Friday 8th January - Madaba to Mujib Nature Reserve

For the first time in about two months we weren’t woken by the dawn call to pray. We’re not sure if it was because we weren’t near a mosque, or due to the fact that Madaba has a high percentage of Christians, but it made a nice change.

We delayed our departure slightly to make full use of the wi-fi access by Skyping Anne’s parents (I spoke to my parents last night), but as we’re two hours ahead of the UK we had to wait until it was a reasonable hour back home. We got filled in on the snow and cold temperatures, whilst we sought shade from the morning sun.

First stop was Mount Nebo, where Moses is said to have seen the Promised Land, which later became a pilgrimage site. Excavations of the site have revealed an early church and later monastery and basilica, with a well preserved mosaic dating from 530 AD. At least that is what the guide book said as, annoyingly, the church was closed off as they are in the process of constructing a roof (not that they have got very far). Anne was very irritated (“I want to see the impressive mosaic, I’m not fussed about the Moses stuff” - such blasphemy), although at least the views down to the Jordan Valley were fairly spectacular in way of compensation. SPOT



We took the descent down from the 800m Mount Nebo to the -388m (according to the GPS) Dead Sea fairly slowly in order to preserve the brakes as we didn’t want any repeat of the Mont Ventoux smoking incident. We hit the first army checkpoint, but after a quick passport check we were heading south along the edge of the Dead Sea (well, about 40m above the edge as the water level has been dropping since the 1950s due to diversion of the River Jordan for irrigation). The Mujib Nature Reserve is about half way down the Dead Sea’s 50km length, and we pulled in to the cluster of 15 chalets on a small headland a little after noon. It was then a quick change and down for a float in the Dead Sea. It was a rather bizarre experience feeling your legs rise up, almost forcing you onto your back due to the super buoyant nature of the water (31% salinity). You really can just lie back and float, with no effort. Swimming on the other hand is somewhat tricky, and I found doggy paddle worked best. It’s also best to try to avoid getting the water on your face as it stings the eyes and, unsurprisingly, tastes rather salty.

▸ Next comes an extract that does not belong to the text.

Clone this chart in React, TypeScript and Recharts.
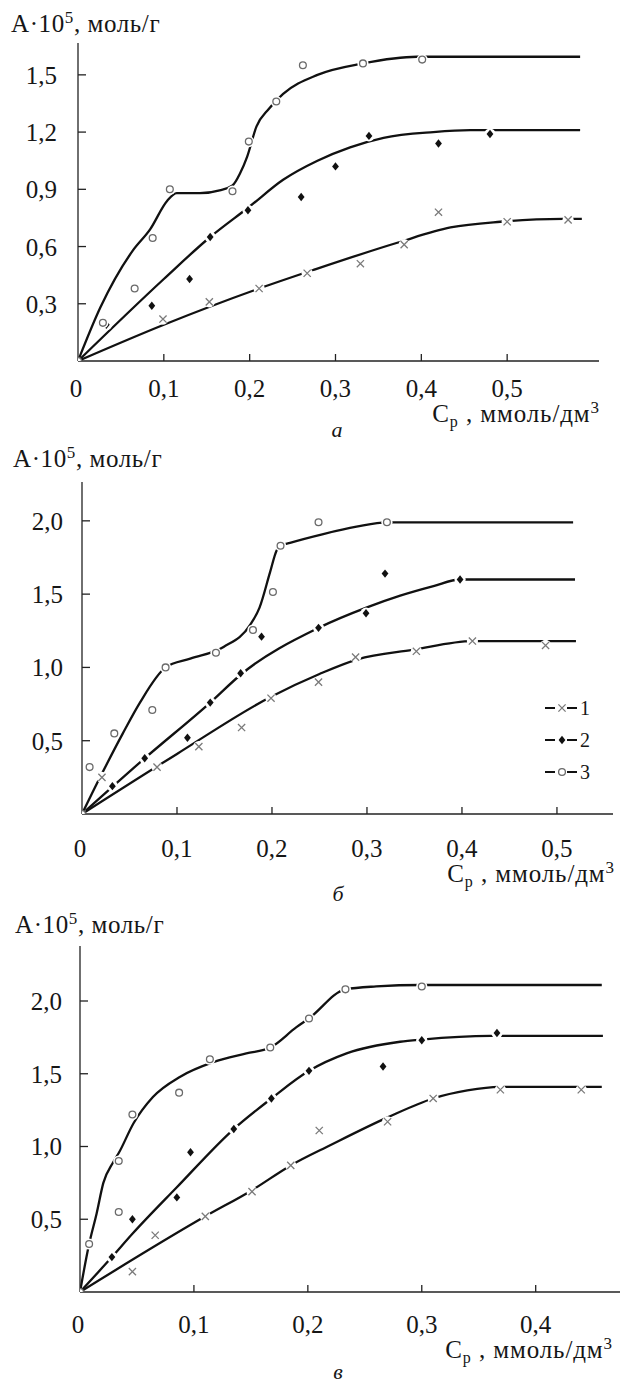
import React from 'react';
import { ComposedChart, Line, Scatter, XAxis, YAxis, Legend } from 'recharts';

type P = [number, number];

// ---------- Panel а ----------
const aXTicks = [0, 0.1, 0.2, 0.3, 0.4, 0.5];
const aYTicks = [0.3, 0.6, 0.9, 1.2, 1.5];
const aCurve1: P[] = [[0, 0], [0.1, 0.19], [0.211, 0.38], [0.274, 0.477], [0.372, 0.62], [0.434, 0.7], [0.492, 0.73], [0.565, 0.745], [0.587, 0.745]];
const aCurve2: P[] = [[0, 0], [0.1, 0.43], [0.154, 0.65], [0.2, 0.81], [0.239, 0.95], [0.279, 1.05], [0.317, 1.12], [0.356, 1.17], [0.414, 1.2], [0.457, 1.21], [0.585, 1.21]];
const aCurve3: P[] = [[0, 0], [0.026, 0.28], [0.064, 0.58], [0.084, 0.69], [0.104, 0.84], [0.115, 0.88], [0.142, 0.88], [0.165, 0.895], [0.18, 0.92], [0.189, 0.985], [0.197, 1.07], [0.208, 1.23], [0.222, 1.32], [0.239, 1.4], [0.279, 1.5], [0.332, 1.56], [0.395, 1.595], [0.585, 1.595]];
const aPts1: P[] = [[0.099, 0.22], [0.153, 0.31], [0.211, 0.38], [0.267, 0.46], [0.329, 0.51], [0.38, 0.61], [0.42, 0.78], [0.5, 0.73], [0.571, 0.74]];
const aPts2: P[] = [[0.033, 0.19], [0.086, 0.29], [0.13, 0.43], [0.154, 0.65], [0.198, 0.79], [0.26, 0.86], [0.3, 1.02], [0.339, 1.18], [0.42, 1.14], [0.48, 1.19]];
const aPts3: P[] = [[0, 0], [0.029, 0.2], [0.066, 0.38], [0.087, 0.645], [0.107, 0.9], [0.18, 0.89], [0.199, 1.15], [0.231, 1.36], [0.262, 1.55], [0.332, 1.56], [0.401, 1.58]];

// ---------- Panel б ----------
const bXTicks = [0, 0.1, 0.2, 0.3, 0.4, 0.5];
const bYTicks = [0.5, 1.0, 1.5, 2.0];
const bCurve1: P[] = [[0, 0], [0.1, 0.41], [0.199, 0.8], [0.25, 0.955], [0.29, 1.055], [0.348, 1.12], [0.411, 1.18], [0.52, 1.18]];
const bCurve2: P[] = [[0, 0], [0.066, 0.38], [0.135, 0.76], [0.167, 0.95], [0.249, 1.27], [0.3, 1.41], [0.335, 1.49], [0.37, 1.555], [0.398, 1.6], [0.519, 1.6]];
const bCurve3: P[] = [[0, 0], [0.019, 0.25], [0.043, 0.55], [0.061, 0.76], [0.088, 1.0], [0.114, 1.06], [0.149, 1.14], [0.177, 1.29], [0.187, 1.41], [0.198, 1.65], [0.205, 1.8], [0.209, 1.83], [0.219, 1.85], [0.254, 1.91], [0.289, 1.96], [0.321, 1.99], [0.517, 1.99]];
const bPts1: P[] = [[0, 0], [0.021, 0.25], [0.079, 0.32], [0.123, 0.46], [0.168, 0.59], [0.199, 0.79], [0.249, 0.9], [0.288, 1.07], [0.352, 1.11], [0.411, 1.18], [0.488, 1.15]];
const bPts2: P[] = [[0.032, 0.19], [0.066, 0.38], [0.111, 0.52], [0.135, 0.76], [0.167, 0.96], [0.189, 1.21], [0.249, 1.27], [0.299, 1.37], [0.319, 1.64], [0.398, 1.6]];
const bPts3: P[] = [[0, 0], [0.008, 0.32], [0.034, 0.55], [0.074, 0.71], [0.088, 1.0], [0.141, 1.1], [0.18, 1.255], [0.201, 1.515], [0.209, 1.83], [0.249, 1.99], [0.321, 1.99]];

// ---------- Panel в ----------
const cXTicks = [0, 0.1, 0.2, 0.3, 0.4];
const cYTicks = [0.5, 1.0, 1.5, 2.0];
const cCurve1: P[] = [[0, 0], [0.11, 0.52], [0.151, 0.7], [0.185, 0.87], [0.22, 1.01], [0.27, 1.2], [0.31, 1.33], [0.34, 1.385], [0.368, 1.41], [0.458, 1.41]];
const cCurve2: P[] = [[0, 0], [0.028, 0.24], [0.046, 0.4], [0.085, 0.72], [0.135, 1.12], [0.168, 1.33], [0.201, 1.52], [0.234, 1.64], [0.281, 1.72], [0.3, 1.735], [0.36, 1.76], [0.459, 1.76]];
const cCurve3: P[] = [[0, 0], [0.008, 0.33], [0.0146, 0.54], [0.0205, 0.75], [0.029, 0.89], [0.034, 0.955], [0.047, 1.16], [0.064, 1.34], [0.088, 1.48], [0.117, 1.58], [0.146, 1.64], [0.167, 1.68], [0.19, 1.82], [0.201, 1.88], [0.233, 2.08], [0.26, 2.1], [0.3, 2.11], [0.458, 2.11]];
const cPts1: P[] = [[0.046, 0.14], [0.066, 0.39], [0.11, 0.52], [0.151, 0.69], [0.185, 0.87], [0.21, 1.11], [0.27, 1.17], [0.31, 1.33], [0.369, 1.39], [0.44, 1.39]];
const cPts2: P[] = [[0.028, 0.24], [0.046, 0.5], [0.085, 0.65], [0.097, 0.96], [0.135, 1.12], [0.168, 1.33], [0.201, 1.52], [0.266, 1.55], [0.3, 1.73], [0.366, 1.78]];
const cPts3: P[] = [[0, 0], [0.008, 0.33], [0.034, 0.55], [0.034, 0.9], [0.046, 1.22], [0.087, 1.37], [0.114, 1.6], [0.167, 1.68], [0.201, 1.88], [0.233, 2.08], [0.3, 2.1]];

const legendLabels = ['1', '2', '3'];
const yTitle = 'A·10';
const yTitleSup = '5';
const yTitleUnit = ', моль/г';
const xTitleMain = 'C';
const xTitleSub = 'р';
const xTitleUnit = ' , ммоль/дм';
const xTitleSup = '3';
const panelLetters = ['а', 'б', 'в'];

const FONT = "'Liberation Serif', 'Times New Roman', 'DejaVu Serif', serif";
const INK = '#161616';
const fontStyle = { fontFamily: FONT };

const toPts = (arr: P[]) => arr.map(([x, y]) => ({ x, y }));
const fmt = (v: number) => (v === 0 ? '0' : v.toFixed(1).replace('.', ','));

const isOrigin = (p: any) => p && p.x === 0 && p.y === 0;

const drawMarker = (kind: number, cx: number, cy: number, halo: boolean) => {
  const h = halo ? <circle cx={cx} cy={cy} r={5.6} fill="#fff" /> : null;
  if (kind === 1) {
    const s = 3.6;
    return (
      <g>
        {h}
        <path d={`M${cx - s},${cy - s}L${cx + s},${cy + s}M${cx + s},${cy - s}L${cx - s},${cy + s}`} stroke="#7a7a7a" strokeWidth={1.3} fill="none" />
      </g>
    );
  }
  if (kind === 2) {
    return (
      <g>
        {h}
        <path d={`M${cx},${cy - 4.2}L${cx + 3.4},${cy}L${cx},${cy + 4.2}L${cx - 3.4},${cy}Z`} fill="#111" />
      </g>
    );
  }
  return (
    <g>
      {h}
      <circle cx={cx} cy={cy} r={3.4} fill="#fff" stroke="#6a6a6a" strokeWidth={1.3} />
    </g>
  );
};

const makeShape = (kind: number) => (props: any) => {
  const { cx, cy, payload } = props;
  if (cx == null || cy == null) return <g />;
  return drawMarker(kind, cx, cy, !isOrigin(payload));
};

const LegendContent = () => (
  <svg width={60} height={100} style={{ display: 'block', overflow: 'visible' }}>
    {legendLabels.map((lab, i) => {
      const cy = 16 + i * 32;
      return (
        <g key={lab}>
          <line x1={5} x2={15} y1={cy} y2={cy} stroke="#111" strokeWidth={2} />
          {drawMarker(i + 1, 22, cy, false)}
          <line x1={27} x2={37} y1={cy} y2={cy} stroke="#111" strokeWidth={2} />
          <text x={40} y={cy + 7} fontSize={20} style={fontStyle} fill={INK}>{lab}</text>
        </g>
      );
    })}
  </svg>
);

type PanelCfg = {
  top: number;
  height: number;
  plotLeft: number;
  plotTop: number;
  plotRight: number;
  plotBottom: number;
  xMax: number;
  yMax: number;
  xTicks: number[];
  yTicks: number[];
  yGap: number;
  xDy: number;
  curves: P[][];
  pts: P[][];
  legend?: boolean;
};

const panels: PanelCfg[] = [
  { top: 0, height: 445, plotLeft: 78, plotTop: 43, plotRight: 599, plotBottom: 361, xMax: 0.607, yMax: 1.667, xTicks: aXTicks, yTicks: aYTicks, yGap: 21, xDy: 36, curves: [aCurve1, aCurve2, aCurve3], pts: [aPts1, aPts2, aPts3] },
  { top: 445, height: 465, plotLeft: 82, plotTop: 37, plotRight: 613, plotBottom: 369, xMax: 0.559, yMax: 2.265, xTicks: bXTicks, yTicks: bYTicks, yGap: 19, xDy: 43, curves: [bCurve1, bCurve2, bCurve3], pts: [bPts1, bPts2, bPts3], legend: true },
  { top: 910, height: 476, plotLeft: 80, plotTop: 36, plotRight: 620, plotBottom: 382, xMax: 0.474, yMax: 2.378, xTicks: cXTicks, yTicks: cYTicks, yGap: 18, xDy: 41, curves: [cCurve1, cCurve2, cCurve3], pts: [cPts1, cPts2, cPts3] },
];

const makeYTick = (gap: number) => (props: any) => {
  const { x, y, payload } = props;
  return (
    <g>
      <line x1={x} x2={x + 8} y1={y} y2={y} stroke="#222" strokeWidth={1.3} />
      <text x={x - gap} y={y} dy={9} textAnchor="end" fontSize={25} style={fontStyle} fill={INK}>{fmt(payload.value)}</text>
    </g>
  );
};

const makeXTick = (dyv: number) => (props: any) => {
  const { x, y, payload } = props;
  return (
    <g>
      {payload.value !== 0 && <line x1={x} x2={x} y1={y} y2={y - 7} stroke="#222" strokeWidth={1.3} />}
      <text x={payload.value === 0 ? x - 2 : x} y={y + dyv} textAnchor="middle" fontSize={25} style={fontStyle} fill={INK}>{fmt(payload.value)}</text>
    </g>
  );
};

const Panel = ({ cfg }: { cfg: PanelCfg }) => (
  <div style={{ position: 'absolute', left: 0, top: cfg.top, width: 624, height: cfg.height }}>
    <ComposedChart
      width={624}
      height={cfg.height}
      margin={{ top: cfg.plotTop, right: 624 - cfg.plotRight, bottom: 0, left: 0 }}
    >
      <XAxis
        type="number"
        dataKey="x"
        domain={[0, cfg.xMax]}
        ticks={cfg.xTicks}
        interval={0}
        allowDataOverflow
        height={cfg.height - cfg.plotBottom}
        tickSize={0}
        tickMargin={0}
        tickLine={false}
        axisLine={{ stroke: '#222', strokeWidth: 1.3 }}
        tick={makeXTick(cfg.xDy)}
      />
      <YAxis
        type="number"
        dataKey="y"
        domain={[0, cfg.yMax]}
        ticks={cfg.yTicks}
        interval={0}
        allowDataOverflow
        width={cfg.plotLeft}
        tickSize={0}
        tickMargin={0}
        tickLine={false}
        axisLine={{ stroke: '#222', strokeWidth: 1.3 }}
        tick={makeYTick(cfg.yGap)}
      />
      {cfg.curves.map((c, i) => (
        <Line
          key={'l' + i}
          data={toPts(c)}
          dataKey="y"
          type="monotone"
          stroke="#111"
          strokeWidth={2.3}
          dot={false}
          activeDot={false}
          isAnimationActive={false}
          legendType="none"
        />
      ))}
      {cfg.pts.map((p, i) => (
        <Scatter
          key={'s' + i}
          data={toPts(p)}
          dataKey="y"
          shape={makeShape(i + 1)}
          isAnimationActive={false}
          legendType="none"
        />
      ))}
      {cfg.legend && (
        <Legend
          layout="vertical"
          align="center"
          verticalAlign="middle"
          content={<LegendContent />}
          wrapperStyle={{ left: 540, top: 247, width: 60, height: 100 }}
        />
      )}
    </ComposedChart>
  </div>
);

const Titles = () => {
  const titlePos = [
    { x: 11, y: 32 },
    { x: 13, y: 467 },
    { x: 15, y: 933 },
  ];
  const xLabPos = [
    { x: 600, y: 422 },
    { x: 615, y: 882 },
    { x: 613, y: 1358 },
  ];
  const letterPos = [
    { x: 337, y: 437 },
    { x: 338, y: 901 },
    { x: 338, y: 1379 },
  ];
  return (
    <svg width={624} height={1386} style={{ position: 'absolute', left: 0, top: 0, pointerEvents: 'none' }}>
      {titlePos.map((p, i) => (
        <text key={'t' + i} x={p.x} y={p.y} fontSize={25} letterSpacing={0.6} style={fontStyle} fill={INK}>
          {yTitle}
          <tspan fontSize={17} dy={-9}>{yTitleSup}</tspan>
          <tspan dy={9}>{yTitleUnit}</tspan>
        </text>
      ))}
      {xLabPos.map((p, i) => (
        <text key={'x' + i} x={p.x} y={p.y} textAnchor="end" fontSize={25} letterSpacing={0.9} style={fontStyle} fill={INK}>
          {xTitleMain}
          <tspan fontSize={16} dy={5}>{xTitleSub}</tspan>
          <tspan dy={-5}>{xTitleUnit}</tspan>
          <tspan fontSize={17} dy={-9}>{xTitleSup}</tspan>
        </text>
      ))}
      {letterPos.map((p, i) => (
        <text key={'p' + i} x={p.x} y={p.y} textAnchor="middle" fontSize={22} fontStyle="italic" style={fontStyle} fill={INK}>
          {panelLetters[i]}
        </text>
      ))}
    </svg>
  );
};

export default function App() {
  return (
    <div style={{ position: 'absolute', left: 0, top: 0, width: 624, height: 1386, background: '#fff', overflow: 'hidden', fontFamily: FONT }}>
      {panels.map((cfg, i) => (
        <Panel key={i} cfg={cfg} />
      ))}
      <Titles />
    </div>
  );
}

After a wash off we enjoyed lunch of leftover pizza from yesterday and fresh tomatoes on our veranda, with a stunning view across the Dead Sea to Israel. Walks in the nature reserve are closed this time of year, so we were forced to relax and do nothing for the rest of the afternoon; bliss (although the large number of flies which seem to plague the banks of the Dead Sea proved a nuisance).



As the afternoon progressed, the chalet next to ours became overrun with what seemed to be the extended family and friends of one of the workers at the nature reserve. We weren’t too bothered by their chatting, but when the music and drumming started we’d had enough and in a very un-English like way asked if we could move to a different chalet as we just wanted to enjoy the peace and quiet. The manager was apologetic and relocated us further down the shore, where we settled back and relaxed for the evening, with only the bats flying overhead for company.